The economic side is potentially more challenging. At present, fully ‘green’ ammonia costs two to four times as much to make as conventional ammonia. CF Industries is currently planning to convert part of the feed for an ammonia train at its Donaldsonville plant in Louisiana by 2024, by which time it will be producing 20,000 t/a of green ammonia using hydrogen from electrolysis with electricity provided from renewable sources. CF puts the cost of producing green ammonia at $500/t, significantly more than the present f.o.b. cost. The company suggests that it could reap a reward in terms of premium prices for green ammonia. But this in turn pushes the cost onto downstream consumers and could raise the price of, e.g. shipping, were it to become a shipping fuel. Still, electrolyser costs have already come down tenfold over the past decade, and as renewable power continues to be introduced at scale, so unit costs are likely to come down still further. BP suggests that by 2050, the cost of renewable energy will have fallen by 30-70% compared to its current value – already cheaper than conventional fuels in many markets.

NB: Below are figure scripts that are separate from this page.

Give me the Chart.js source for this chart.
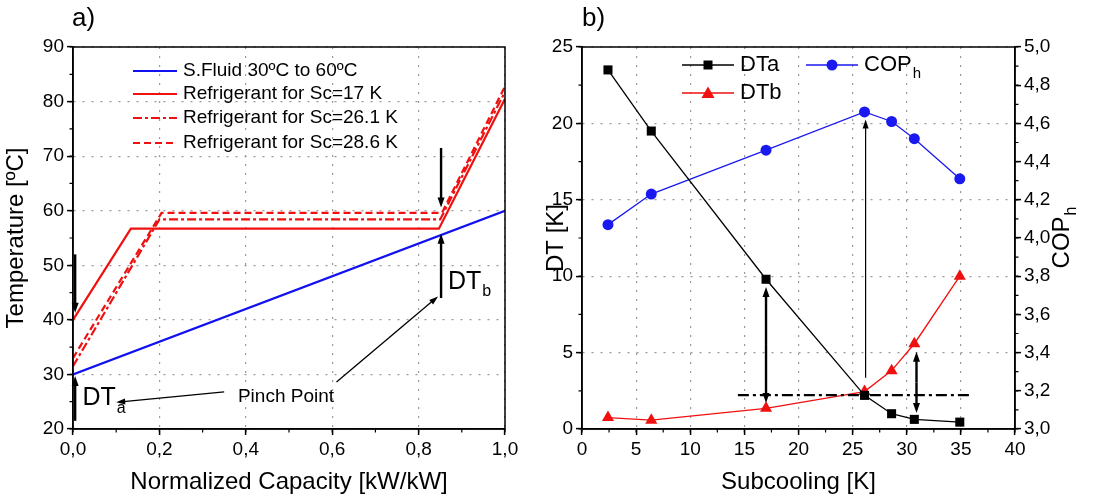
<!DOCTYPE html>
<html>
<head>
<meta charset="utf-8">
<script src="https://cdn.jsdelivr.net/npm/chart.js@4.4.1/dist/chart.umd.min.js"></script>
<style>
html, body { margin: 0; padding: 0; background: #fff; }
#wrap { position: relative; width: 1098px; height: 500px; overflow: hidden; }
canvas { position: absolute; top: 0; }
#chart-a { left: 0; }
#chart-b { left: 540px; }
</style>
</head>
<body>
<div id="wrap">
	<canvas id="chart-a" width="540" height="500"></canvas>
	<canvas id="chart-b" width="558" height="500"></canvas>
</div>
<script>
// a) temperature profiles
const capFluid = [0, 1];
const tempFluid = [30, 60];
const capSc17 = [0, 0.134, 0.847, 1];
const tempSc17 = [40, 56.7, 56.7, 80.5];
const capSc261 = [0, 0.2, 0.85, 1];
const tempSc261 = [31.5, 58.4, 58.4, 81.8];
const capSc286 = [0, 0.205, 0.854, 1];
const tempSc286 = [33, 59.6, 59.6, 82.8];
const capTicks = [0, 0.2, 0.4, 0.6, 0.8, 1];
const tempTicks = [20, 30, 40, 50, 60, 70, 80, 90];

// b) subcooling study
const subcooling = [2.4, 6.4, 17, 26.1, 28.6, 30.7, 34.9];
const dtA = [23.5, 19.5, 9.8, 2.2, 1.0, 0.63, 0.45];
const dtB = [0.75, 0.58, 1.35, 2.45, 3.82, 5.58, 10.0];
const copH = [4.07, 4.23, 4.46, 4.66, 4.61, 4.52, 4.31];
const scTicks = [0, 5, 10, 15, 20, 25, 30, 35, 40];
const dtTicks = [0, 5, 10, 15, 20, 25];
const copTicks = [3, 3.2, 3.4, 3.6, 3.8, 4, 4.2, 4.4, 4.6, 4.8, 5];

const FONT = '"Liberation Sans", Arial, sans-serif';
Chart.defaults.font.family = FONT;
Chart.defaults.color = "#000";

const pts = (xs, ys) => xs.map((x, i) => ({ x: x, y: ys[i] }));
const comma = (v) => v.toFixed(1).replace(".", ",");

function axis(ticks, title, fmt, size) {
	return {
		type: "linear",
		min: ticks[0],
		max: ticks[ticks.length - 1],
		afterBuildTicks: (s) => {
			s.ticks = ticks.map((v) => ({ value: v }));
		},
		afterFit: (s) => {
			if (s.isHorizontal()) s.height = size;
			else s.width = size;
		},
		ticks: { font: { size: 19 }, color: "#000", padding: 3, callback: fmt },
		grid: {
			color: "#9a9a9a",
			lineWidth: 1.2,
			tickLength: 6,
			tickWidth: 1.5,
			tickColor: "#000",
		},
		border: { color: "#000", width: 1.5, dash: [2, 7] },
		title: {
			display: title != "",
			text: title,
			font: { size: 24, lineHeight: 1 },
			padding: { top: 4, bottom: 6 },
		},
	};
}

function arrow(ctx, x1, y1, x2, y2, w, hl, hw) {
	const a = Math.atan2(y2 - y1, x2 - x1);
	ctx.save();
	ctx.strokeStyle = "#000";
	ctx.fillStyle = "#000";
	ctx.lineWidth = w;
	ctx.beginPath();
	ctx.moveTo(x1, y1);
	ctx.lineTo(x2 - hl * 0.8 * Math.cos(a), y2 - hl * 0.8 * Math.sin(a));
	ctx.stroke();
	ctx.translate(x2, y2);
	ctx.rotate(a);
	ctx.beginPath();
	ctx.moveTo(0, 0);
	ctx.lineTo(-hl, -hw);
	ctx.lineTo(-hl, hw);
	ctx.closePath();
	ctx.fill();
	ctx.restore();
}

function subText(ctx, main, sub, x, y, size, subSize, align) {
	ctx.save();
	ctx.fillStyle = "#000";
	ctx.textBaseline = "middle";
	ctx.textAlign = "left";
	ctx.font = size + "px " + FONT;
	const w = ctx.measureText(main).width;
	ctx.font = subSize + "px " + FONT;
	const ws = ctx.measureText(sub).width;
	const x0 = align == "center" ? x - (w + ws) / 2 : x;
	ctx.font = size + "px " + FONT;
	ctx.fillText(main, x0, y);
	ctx.font = subSize + "px " + FONT;
	ctx.fillText(sub, x0 + w + 1, y + size * 0.4);
	ctx.restore();
}

function plainText(ctx, str, x, y, size, align) {
	ctx.save();
	ctx.fillStyle = "#000";
	ctx.textBaseline = "middle";
	ctx.textAlign = align;
	ctx.font = size + "px " + FONT;
	ctx.fillText(str, x, y);
	ctx.restore();
}

function minorTicks(ctx, scale, step, side) {
	ctx.save();
	ctx.strokeStyle = "#000";
	ctx.lineWidth = 1.2;
	ctx.beginPath();
	for (let v = scale.min; v <= scale.max + 1e-9; v += step) {
		const p = scale.getPixelForValue(v);
		if (side == "bottom") {
			ctx.moveTo(p, scale.top);
			ctx.lineTo(p, scale.top + 3.5);
		} else if (side == "left") {
			ctx.moveTo(scale.right, p);
			ctx.lineTo(scale.right - 3.5, p);
		} else {
			ctx.moveTo(scale.left, p);
			ctx.lineTo(scale.left + 3.5, p);
		}
	}
	ctx.stroke();
	ctx.restore();
}

function frame(ctx, area) {
	ctx.save();
	ctx.strokeStyle = "#000";
	ctx.lineWidth = 1.5;
	ctx.strokeRect(area.left, area.top, area.right - area.left, area.bottom - area.top);
	ctx.restore();
}

function marker(ctx, style, x, y, color) {
	ctx.save();
	ctx.fillStyle = color;
	ctx.beginPath();
	if (style == "rect") {
		ctx.rect(x - 4.5, y - 4.5, 9, 9);
	} else if (style == "triangle") {
		ctx.moveTo(x, y - 6.5);
		ctx.lineTo(x + 6.5, y + 5);
		ctx.lineTo(x - 6.5, y + 5);
		ctx.closePath();
	} else {
		ctx.arc(x, y, 5.5, 0, Math.PI * 2);
	}
	ctx.fill();
	ctx.restore();
}

function legendLine(ctx, x1, x2, y, color, dash) {
	ctx.save();
	ctx.strokeStyle = color;
	ctx.lineWidth = 2.2;
	ctx.setLineDash(dash);
	ctx.beginPath();
	ctx.moveTo(x1, y);
	ctx.lineTo(x2, y);
	ctx.stroke();
	ctx.restore();
}

const decorA = {
	id: "decorA",
	afterDatasetsDraw(chart) {
		const { ctx, chartArea, scales } = chart;
		const X = (v) => scales.x.getPixelForValue(v);
		const Y = (v) => scales.y.getPixelForValue(v);

		frame(ctx, chartArea);
		minorTicks(ctx, scales.x, 0.1, "bottom");
		minorTicks(ctx, scales.y, 5, "left");

		// legend
		const rows = [71, 94, 118, 143];
		chart.data.datasets.forEach((ds, i) => {
			legendLine(ctx, 133, 177, rows[i], ds.borderColor, ds.borderDash || []);
			plainText(ctx, ds.label, 183, rows[i], 19, "left");
		});

		// pinch point marks
		arrow(ctx, X(0.005), Y(52), X(0.005), Y(41.3), 2.4, 10, 3.5);
		arrow(ctx, X(0.005), Y(21.5), X(0.005), Y(29.7), 2.4, 10, 3.5);
		arrow(ctx, X(0.852), Y(71.5), X(0.852), Y(60.6), 2.4, 10, 3.5);
		arrow(ctx, X(0.852), Y(44), X(0.852), Y(55.8), 2.4, 10, 3.5);
		arrow(ctx, X(0.35), Y(26.8), X(0.1), Y(24.9), 1.3, 9, 3);
		arrow(ctx, X(0.61), Y(28.6), X(0.845), Y(44.3), 1.3, 9, 3);
		plainText(ctx, "Pinch Point", X(0.493), Y(25.9), 19, "center");
		subText(ctx, "DT", "a", X(0.022), Y(25.6), 25, 16, "left");
		subText(ctx, "DT", "b", X(0.868), Y(47), 25, 16, "left");

		plainText(ctx, "a)", 72, 19, 26, "left");
	},
};

const decorB = {
	id: "decorB",
	afterDatasetsDraw(chart) {
		const { ctx, chartArea, scales } = chart;
		const X = (v) => scales.x.getPixelForValue(v);
		const Y = (v) => scales.y.getPixelForValue(v);
		const Y2 = (v) => scales.y2.getPixelForValue(v);

		frame(ctx, chartArea);
		minorTicks(ctx, scales.x, 2.5, "bottom");
		minorTicks(ctx, scales.y, 2.5, "left");
		minorTicks(ctx, scales.y2, 0.1, "right");

		// common DT level
		ctx.save();
		ctx.strokeStyle = "#000";
		ctx.lineWidth = 2.4;
		ctx.setLineDash([11, 4, 3, 4]);
		ctx.beginPath();
		ctx.moveTo(X(14.4), Y(2.22));
		ctx.lineTo(X(36.1), Y(2.22));
		ctx.stroke();
		ctx.restore();

		arrow(ctx, X(26.2), Y(3.35), X(26.2), Y2(4.62), 1.2, 9, 3);
		[[17, 9.3, 1.7], [30.9, 5.06, 1.05]].forEach((a) => {
			const mid = (Y(a[1]) + Y(a[2])) / 2;
			arrow(ctx, X(a[0]), mid, X(a[0]), Y(a[1]), 2.4, 10, 3.5);
			arrow(ctx, X(a[0]), mid, X(a[0]), Y(a[2]), 2.4, 10, 3.5);
		});

		// legend
		const ds = chart.data.datasets;
		const items = [
			[ds[0], 142, 65],
			[ds[1], 142, 93],
			[ds[2], 266, 65],
		];
		items.forEach((it) => {
			const d = it[0];
			ctx.save();
			ctx.strokeStyle = d.borderColor;
			ctx.lineWidth = 1.3;
			ctx.beginPath();
			ctx.moveTo(it[1], it[2]);
			ctx.lineTo(it[1] + 52, it[2]);
			ctx.stroke();
			ctx.restore();
			marker(ctx, d.pointStyle, it[1] + 26, it[2], d.borderColor);
		});
		plainText(ctx, ds[0].label, 200, 65, 22, "left");
		plainText(ctx, ds[1].label, 200, 93, 22, "left");
		subText(ctx, "COP", "h", 324, 65, 22, 15, "left");

		// right axis title
		ctx.save();
		ctx.translate(522, (chartArea.top + chartArea.bottom) / 2);
		ctx.rotate(-Math.PI / 2);
		subText(ctx, "COP", "h", 0, 0, 24, 16, "center");
		ctx.restore();

		plainText(ctx, "b)", 42, 19, 26, "left");
	},
};

new Chart(document.getElementById("chart-a"), {
	type: "scatter",
	data: {
		datasets: [
			{
				label: "S.Fluid 30ºC to 60ºC",
				data: pts(capFluid, tempFluid),
				borderColor: "#1010f0",
			},
			{
				label: "Refrigerant for Sc=17 K",
				data: pts(capSc17, tempSc17),
				borderColor: "#f01010",
			},
			{
				label: "Refrigerant for Sc=26.1 K",
				data: pts(capSc261, tempSc261),
				borderColor: "#f01010",
				borderDash: [9, 3, 3, 3],
			},
			{
				label: "Refrigerant for Sc=28.6 K",
				data: pts(capSc286, tempSc286),
				borderColor: "#f01010",
				borderDash: [7, 4],
			},
		].map((d) => Object.assign(d, { showLine: true, pointRadius: 0, borderWidth: 2.2 })),
	},
	options: {
		responsive: false,
		animation: false,
		devicePixelRatio: 1,
		layout: { padding: { top: 47, right: 35, left: 0, bottom: 0 } },
		plugins: { legend: { display: false }, tooltip: { enabled: false } },
		scales: {
			x: axis(capTicks, "Normalized Capacity [kW/kW]", comma, 71),
			y: Object.assign(axis(tempTicks, "Temperature [ºC]", (v) => v, 73), {}),
		},
	},
	plugins: [decorA],
});

const scalesB = {
	x: axis(scTicks, "Subcooling [K]", (v) => v, 71),
	y: axis(dtTicks, "DT [K]", (v) => v, 42),
	y2: axis(copTicks, "", comma, 83),
};
scalesB.y.title.padding = { top: 4 };
scalesB.y2.position = "right";
scalesB.y2.grid.drawOnChartArea = false;
scalesB.y2.title.display = false;
scalesB.y.title.padding = { top: 4 };
scalesB.x.title.padding = { top: 0, bottom: 6 };

new Chart(document.getElementById("chart-b"), {
	type: "scatter",
	data: {
		datasets: [
			{
				label: "DTa",
				data: pts(subcooling, dtA),
				borderColor: "#000000",
				backgroundColor: "#000000",
				pointStyle: "rect",
				pointRadius: 6.4,
				yAxisID: "y",
			},
			{
				label: "DTb",
				data: pts(subcooling, dtB),
				borderColor: "#f01010",
				backgroundColor: "#f01010",
				pointStyle: "triangle",
				pointRadius: 7,
				yAxisID: "y",
			},
			{
				label: "COP",
				data: pts(subcooling, copH),
				borderColor: "#1a1af0",
				backgroundColor: "#1a1af0",
				pointStyle: "circle",
				pointRadius: 5.5,
				yAxisID: "y2",
			},
		].map((d) => Object.assign(d, { showLine: true, borderWidth: 1.3, pointBorderWidth: 0 })),
	},
	options: {
		responsive: false,
		animation: false,
		devicePixelRatio: 1,
		layout: { padding: { top: 47, right: 0, left: 0, bottom: 0 } },
		plugins: { legend: { display: false }, tooltip: { enabled: false } },
		scales: scalesB,
	},
	plugins: [decorB],
});
</script>
</body>
</html>
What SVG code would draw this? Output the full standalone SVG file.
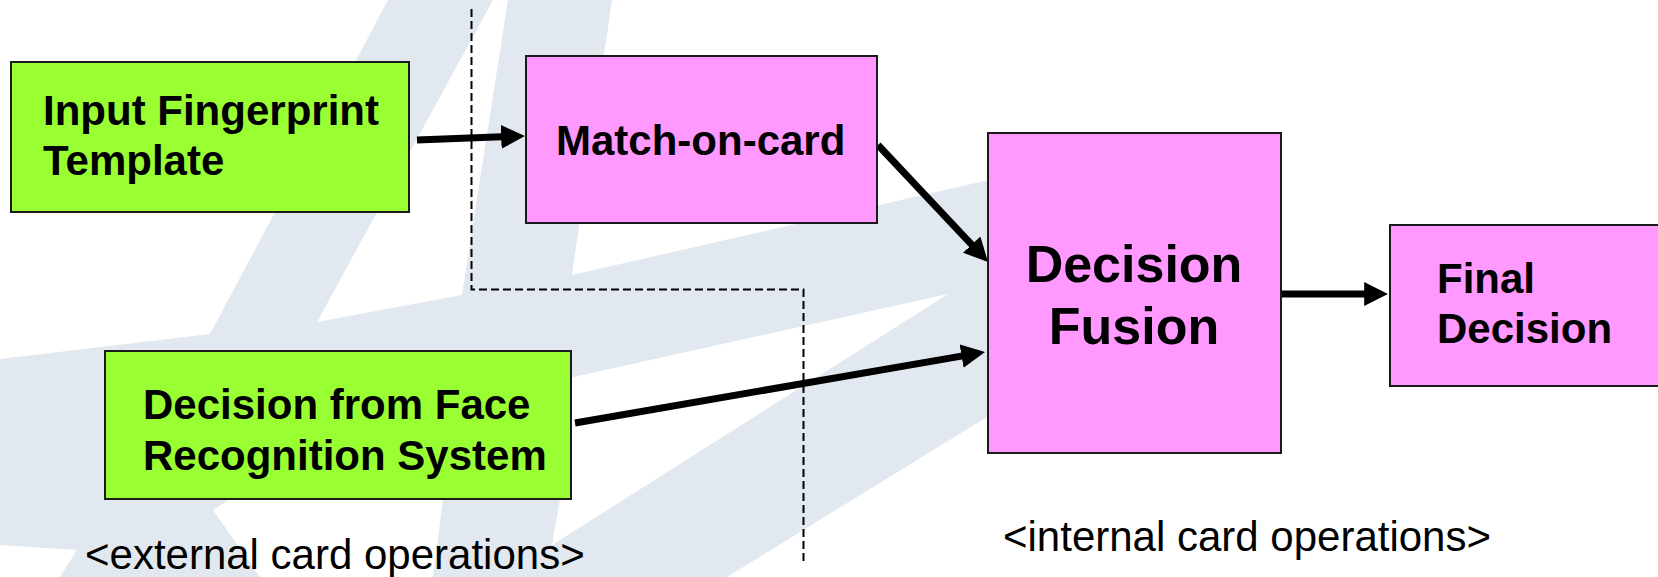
<svg xmlns="http://www.w3.org/2000/svg" width="1658" height="577" viewBox="0 0 1658 577">
  <defs>
    <style>
      .wm { fill: #e1e8ef; }
      .cut { fill: #ffffff; }
      .box { stroke: #1a1a1a; stroke-width: 2; }
      .green { fill: #99ff33; }
      .pink { fill: #ff99ff; }
      .lbl { font-family: "Liberation Sans", Arial, sans-serif; font-weight: bold; fill: #000; }
      .note { font-family: "Liberation Sans", Arial, sans-serif; font-size: 42px; fill: #000; }
      .flow { stroke: #000; stroke-width: 7; fill: none; marker-end: url(#head); }
      .border { stroke: #000; stroke-width: 2; fill: none; stroke-dasharray: 8 4; }
    </style>
    <marker id="head" viewBox="0 0 10 10" refX="3" refY="5" markerWidth="3.4" markerHeight="3.4" orient="auto" markerUnits="strokeWidth">
      <path d="M0,0 L10,5 L0,10 z" fill="#000"/>
    </marker>
  </defs>

  <rect width="1658" height="577" fill="#ffffff"/>

  <!-- faint background emblem -->
  <g id="emblem">
    <polygon class="wm" points="388,0 612,0 572,275 989,180 1100,155 1100,380 987,417 727,577 0,577 0,359 210,334"/>
    <polygon class="cut" points="493,0 508,0 462,295 317,322"/>
    <polygon class="cut" points="948,294 560,380 560,499 552,545"/>
    <polygon class="cut" points="213,510 230,499 443,499 433,577 260,577"/>
    <polygon class="cut" points="0,545 77,550 60,577 0,577"/>
  </g>

  <!-- boundary between external and internal card operations -->
  <path class="border" d="M471.5,9 V289.5 H803.5 V562"/>

  <g id="connectors">
    <path class="flow" d="M417,140 L508.3,136.6"/>
    <path class="flow" d="M878,145 L976.6,249.8"/>
    <path class="flow" d="M575,423 L968.6,354.9"/>
    <path class="flow" d="M1282,294 L1371.3,294"/>
  </g>

  <g id="input-fingerprint">
    <rect class="box green" x="11" y="62" width="398" height="150"/>
    <text class="lbl" font-size="42" x="43" y="125">Input Fingerprint</text>
    <text class="lbl" font-size="42" x="43" y="175">Template</text>
  </g>

  <g id="match-on-card">
    <rect class="box pink" x="526" y="56" width="351" height="167"/>
    <text class="lbl" font-size="42" x="556" y="155">Match-on-card</text>
  </g>

  <g id="face-decision">
    <rect class="box green" x="105" y="351" width="466" height="148"/>
    <text class="lbl" font-size="42" x="143" y="419">Decision from Face</text>
    <text class="lbl" font-size="42" x="143" y="470">Recognition System</text>
  </g>

  <g id="decision-fusion">
    <rect class="box pink" x="988" y="133" width="293" height="320"/>
    <text class="lbl" font-size="52" x="1134" y="282" text-anchor="middle">Decision</text>
    <text class="lbl" font-size="52" x="1134" y="344" text-anchor="middle">Fusion</text>
  </g>

  <g id="final-decision">
    <rect class="box pink" x="1390" y="225" width="272" height="161"/>
    <text class="lbl" font-size="42" x="1437" y="293">Final</text>
    <text class="lbl" font-size="42" x="1437" y="343">Decision</text>
  </g>

  <g id="captions">
    <text class="note" x="85" y="569">&lt;external card operations&gt;</text>
    <text class="note" x="1003" y="551">&lt;internal card operations&gt;</text>
  </g>
</svg>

In the meantime, blue ammonia might be a cheaper bridging option in the short term, and CF Industries, along with Nutrien in North America, is also looking at large scale conversion to CCS for its ammonia production. Plants in the US Gulf Coast are near to established oil and gas fields and so could use CO2 for enhanced oil recovery, while taking advantage of tax credits for CCS. Since 2013, Nutrien has been selling about 250,000 t/a of CO2 into the EOR market from its Geismar fertilizer plant in Lousiana. Saudi Arabia, Russia, and several other countries are either already producing or actively converting capacity to CCS, mainly for enhanced oil recovery. Saudi Aramco recently shipped 40 tonnes of blue ammonia as part of a demonstration shipment to Japan, with 30 tonnes of CO2 captured during the process designated for use in methanol production at SABIC’s Ibn-Sina facility and another 20 tonnes of captured CO2 being used for enhanced oil recovery at Aramco’s Uthmaniyah field. While piping to handle acidic CO2 and pump it back into oil reservoirs is an expense, it is only a marginal increase in cost to the cost of producing conventional ammonia. It seems likely that we will see many more such projects over the next few years, as a market develops for low carbon ammonia.

The third barrier, however, may be the most significant – that of producing sufficient low carbon ammonia to meet anticipated demand. Japan is looking at 3 million t/a of ammonia demand for power generation by 2030, and JERA is working with Yara to source ammonia for Japan’s power industry. Taken with other blue and green ammonia developments, such as Yara’s Porsgrunn conversion, and the recently announced projects in the UAE to add 1.2 million t/a of blue and green ammonia before the end of the century, this looks achievable. But if ammonia did take off as a shipping fuel in the way that Figure 1 suggests, the prospect of 100 million t/a of demand by 2050 would require a wholesale change in the industry, and that in turn might require the economics, and possibly even the demand, to come first. And, just as ammonia production must currently compete with the power industry for natural gas and coal feedstocks, so in future it might have to compete with the power industry for renewable electricity. Still, if the shipping industry feels it has no alternative (developments in electrically powered vessels are even more in the experimental phase than ammonia) in order to achieve the IMO low carbon goal, that might just be enough of a push to develop blue and green ammonia plants at the scale required to achieve it.